Motoring again in lazy 3 metre seas. Its very cold so might put on the diesel heater if the sun doesn't warm us up. Celery and potato soup has been helping. Gradually getting into the rhythm of shifts and a day motoring means showers for both of us. So all good. BTW we passed over the international dateline yesterday so its still Saturday here. A boat in the middle of the ocean is the perfect groundhog day.

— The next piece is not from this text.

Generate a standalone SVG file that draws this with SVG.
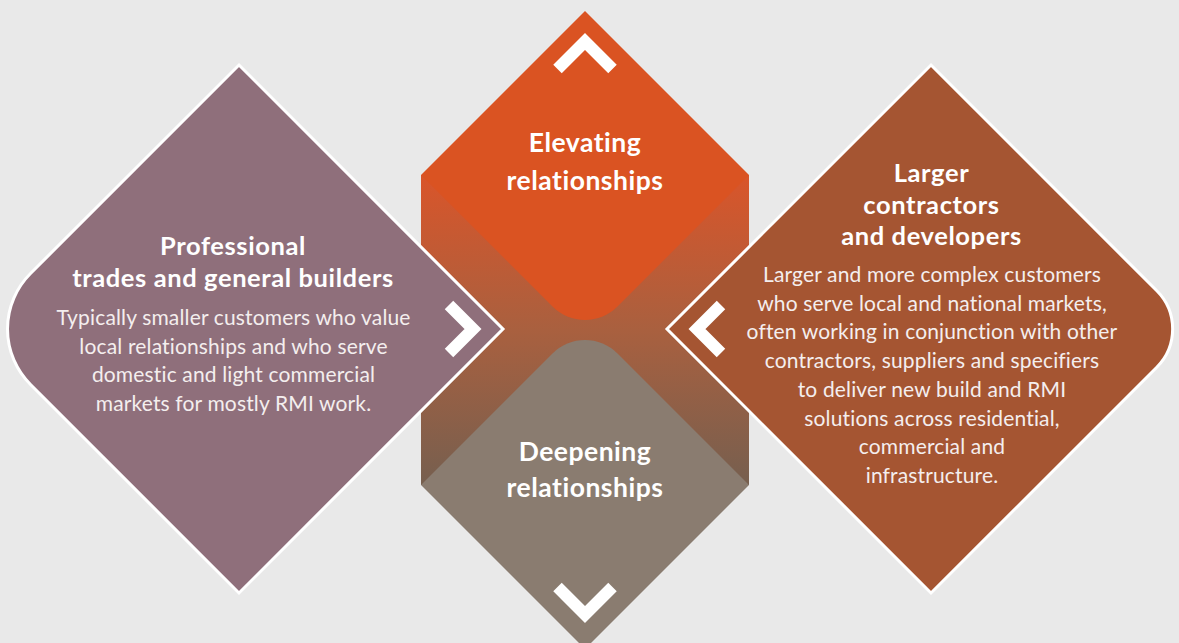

Managed to keep sailing all day yesterday, most of which was pleasant sailing despite being somewhat boisterous last night and close hauled all the time. Our aim is to shoot along in between the 32nd & 33rd latitudes, which is why we are close hauled in the SSE breeze that has prevailed most of the last 24hrs. Our understanding is that the centre of the high that is about to pass us is somewhere around 32-33 degrees, so if we stay there we'll avoid the easterly breezes above its centre, and avoid having to sail so far south; our only price to pay is probably motoring through that centre of that high for a day. If we are right though, we should be able to head back up and ride the westerly based breezes on top of the next low that follows this fast approaching high. Well that is our strategy for the next few days. We'll reassess as more weather forecasts become available.
Pleased to be sailing again, albeit wing-on-wing. General conditions haven't changed that much other than a little more wind, allowing us to turn off the motor for a change. We're currently doing 6 knots on a heading of 40T; and are close to our rhumb line for FP. All is well aboard.
Started this passage mostly motor sailing in light 5-7 knot winds and relatively calm yet still somewhat confused seas, only managed to sail for 5hrs so far; hoping for more wind today.
Yes we are indeed casting off the dock lines this morning and setting sail to French Polynesia. Our intended port of entry is either Bora Bora or Raiatae; weather permitting. Expected passage time is around 18 days. First week is looking like calm seas and light winds; after that is the usual lucky dip.
Final preparations for a Wednesday departure for French Polynesia.
Anchored around the corner from Russell. This is a test post as we search for a suitable weather window to sail to Bora Bora (French Polynesia).